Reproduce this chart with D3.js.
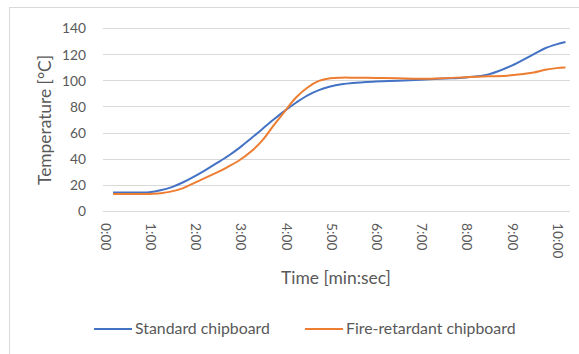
<!DOCTYPE html>
<html><head><meta charset="utf-8">
<script src="https://cdn.jsdelivr.net/npm/d3@7"></script>
<style>body{margin:0;background:#fff}svg{display:block}text{font-family:Lato,"Open Sans",sans-serif;fill:#595959}</style>
</head><body><svg id="c" width="579" height="354"></svg>
<script>
const timesSec = [12,30,60,75,90,105,120,135,150,165,180,195,210,225,240,255,270,285,300,315,330,360,390,420,450,480,510,540,570,585,600,612];
const standard = [14.2,14.2,14.4,15.8,18.3,22,26.5,31.5,36.8,42.3,48.5,55.5,62.8,70,76.8,83,88.5,92.5,95.2,97,98,99,99.7,100.5,101.3,102.2,104.5,111,120,124.5,127.5,129.3];
const fireRetardant = [13,13,13.1,13.6,15,17.5,21.5,25.5,29.5,34,39,45.5,54,65.5,76.5,87,94.5,99.5,101.5,102,102,101.8,101.5,101.2,101.6,102.4,103,103.8,106,108,109.3,109.7];
const xTickLabels = ["0:00","1:00","2:00","3:00","4:00","5:00","6:00","7:00","8:00","9:00","10:00"];
const yTicks = [0,20,40,60,80,100,120,140];
const seriesNames = ["Standard chipboard","Fire-retardant chipboard"];
const colors = ["#4472C4","#ED7D31"];

function fit(sel, w, base){
  sel.style("font-size", base+"px");
  const n = sel.node(); const L = n.getComputedTextLength();
  if (L>0) sel.style("font-size", (base*w/L).toFixed(2)+"px");
}

const svg = d3.select("#c");
svg.append("rect").attr("x",9.5).attr("y",7.5).attr("width",600).attr("height",400).attr("fill","none").attr("stroke","#d9d9d9");

const x = d3.scaleLinear().domain([0,618]).range([104,570]);
const y = d3.scaleLinear().domain([0,140]).range([211,28]);

svg.append("g").selectAll("line").data(yTicks).join("line")
  .attr("x1",103).attr("x2",570).attr("y1",d=>Math.round(y(d))+0.5).attr("y2",d=>Math.round(y(d))+0.5)
  .attr("stroke","#d9d9d9").attr("stroke-width",1);

const yAxis = svg.append("g").attr("transform","translate(103,0)")
  .call(d3.axisLeft(y).tickValues(yTicks).tickSize(0).tickPadding(17));
yAxis.select(".domain").remove();
yAxis.selectAll("text").attr("fill","#595959").attr("dy","0.36em");
const t140 = yAxis.selectAll("text").filter(d=>d===140);
fit(t140, 24, 15);
const tickFs = t140.style("font-size");
yAxis.selectAll("text").style("font-size", tickFs);

const xAxis = svg.append("g").attr("transform","translate(0,211)")
  .call(d3.axisBottom(x).tickValues(xTickLabels.map((d,i)=>i*60)).tickFormat((d,i)=>xTickLabels[i]).tickSize(0));
xAxis.select(".domain").remove();
xAxis.selectAll("text").style("font-size", tickFs).attr("fill","#595959")
  .attr("text-anchor","start").attr("dy","0.36em").attr("transform","translate(1,12) rotate(90)").attr("x",0).attr("y",0);

const line = d3.line().x((d,i)=>x(timesSec[i])).y(d=>y(d)).curve(d3.curveCatmullRom.alpha(0.5));
[standard,fireRetardant].forEach((s,k)=>{
  svg.append("path").datum(s).attr("d",line).attr("fill","none").attr("stroke",colors[k]).attr("stroke-width",2).attr("stroke-linejoin","round");
});

const yt = svg.append("text").attr("transform","translate(51,120) rotate(-90)").attr("text-anchor","middle").text("Temperature [°C]");
fit(yt, 130, 16);
const xt = svg.append("text").attr("x",336).attr("y",284).attr("text-anchor","middle").text("Time [min:sec]");
fit(xt, 110, 16);

const legX = [94,305];
let legFs = null;
seriesNames.forEach((n,k)=>{
  svg.append("line").attr("x1",legX[k]).attr("x2",legX[k]+38).attr("y1",329).attr("y2",329).attr("stroke",colors[k]).attr("stroke-width",2);
  const t = svg.append("text").attr("x",legX[k]+41).attr("y",334).text(n);
  if (k===0){ fit(t,135,15); legFs = t.style("font-size"); } else t.style("font-size", legFs);
});
</script></body></html>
......
Task directions:
Using the data above, print every line exactly, omitting pictures.

Problem solution:
Reproduce this chart with D3.js.
<!DOCTYPE html>
<html><head><meta charset="utf-8">
<script src="https://cdn.jsdelivr.net/npm/d3@7"></script>
<style>body{margin:0;background:#fff}svg{display:block}text{font-family:Lato,"Open Sans",sans-serif;fill:#595959}</style>
</head><body><svg id="c" width="579" height="354"></svg>
<script>
const timesSec = [12,30,60,75,90,105,120,135,150,165,180,195,210,225,240,255,270,285,300,315,330,360,390,420,450,480,510,540,570,585,600,612];
const standard = [14.2,14.2,14.4,15.8,18.3,22,26.5,31.5,36.8,42.3,48.5,55.5,62.8,70,76.8,83,88.5,92.5,95.2,97,98,99,99.7,100.5,101.3,102.2,104.5,111,120,124.5,127.5,129.3];
const fireRetardant = [13,13,13.1,13.6,15,17.5,21.5,25.5,29.5,34,39,45.5,54,65.5,76.5,87,94.5,99.5,101.5,102,102,101.8,101.5,101.2,101.6,102.4,103,103.8,106,108,109.3,109.7];
const xTickLabels = ["0:00","1:00","2:00","3:00","4:00","5:00","6:00","7:00","8:00","9:00","10:00"];
const yTicks = [0,20,40,60,80,100,120,140];
const seriesNames = ["Standard chipboard","Fire-retardant chipboard"];
const colors = ["#4472C4","#ED7D31"];

function fit(sel, w, base){
  sel.style("font-size", base+"px");
  const n = sel.node(); const L = n.getComputedTextLength();
  if (L>0) sel.style("font-size", (base*w/L).toFixed(2)+"px");
}

const svg = d3.select("#c");
svg.append("rect").attr("x",9.5).attr("y",7.5).attr("width",600).attr("height",400).attr("fill","none").attr("stroke","#d9d9d9");

const x = d3.scaleLinear().domain([0,618]).range([104,570]);
const y = d3.scaleLinear().domain([0,140]).range([211,28]);

svg.append("g").selectAll("line").data(yTicks).join("line")
  .attr("x1",103).attr("x2",570).attr("y1",d=>Math.round(y(d))+0.5).attr("y2",d=>Math.round(y(d))+0.5)
  .attr("stroke","#d9d9d9").attr("stroke-width",1);

const yAxis = svg.append("g").attr("transform","translate(103,0)")
  .call(d3.axisLeft(y).tickValues(yTicks).tickSize(0).tickPadding(17));
yAxis.select(".domain").remove();
yAxis.selectAll("text").attr("fill","#595959").attr("dy","0.36em");
const t140 = yAxis.selectAll("text").filter(d=>d===140);
fit(t140, 24, 15);
const tickFs = t140.style("font-size");
yAxis.selectAll("text").style("font-size", tickFs);

const xAxis = svg.append("g").attr("transform","translate(0,211)")
  .call(d3.axisBottom(x).tickValues(xTickLabels.map((d,i)=>i*60)).tickFormat((d,i)=>xTickLabels[i]).tickSize(0));
xAxis.select(".domain").remove();
xAxis.selectAll("text").style("font-size", tickFs).attr("fill","#595959")
  .attr("text-anchor","start").attr("dy","0.36em").attr("transform","translate(1,12) rotate(90)").attr("x",0).attr("y",0);

const line = d3.line().x((d,i)=>x(timesSec[i])).y(d=>y(d)).curve(d3.curveCatmullRom.alpha(0.5));
[standard,fireRetardant].forEach((s,k)=>{
  svg.append("path").datum(s).attr("d",line).attr("fill","none").attr("stroke",colors[k]).attr("stroke-width",2).attr("stroke-linejoin","round");
});

const yt = svg.append("text").attr("transform","translate(51,120) rotate(-90)").attr("text-anchor","middle").text("Temperature [°C]");
fit(yt, 130, 16);
const xt = svg.append("text").attr("x",336).attr("y",284).attr("text-anchor","middle").text("Time [min:sec]");
fit(xt, 110, 16);

const legX = [94,305];
let legFs = null;
seriesNames.forEach((n,k)=>{
  svg.append("line").attr("x1",legX[k]).attr("x2",legX[k]+38).attr("y1",329).attr("y2",329).attr("stroke",colors[k]).attr("stroke-width",2);
  const t = svg.append("text").attr("x",legX[k]+41).attr("y",334).text(n);
  if (k===0){ fit(t,135,15); legFs = t.style("font-size"); } else t.style("font-size", legFs);
});
</script></body></html>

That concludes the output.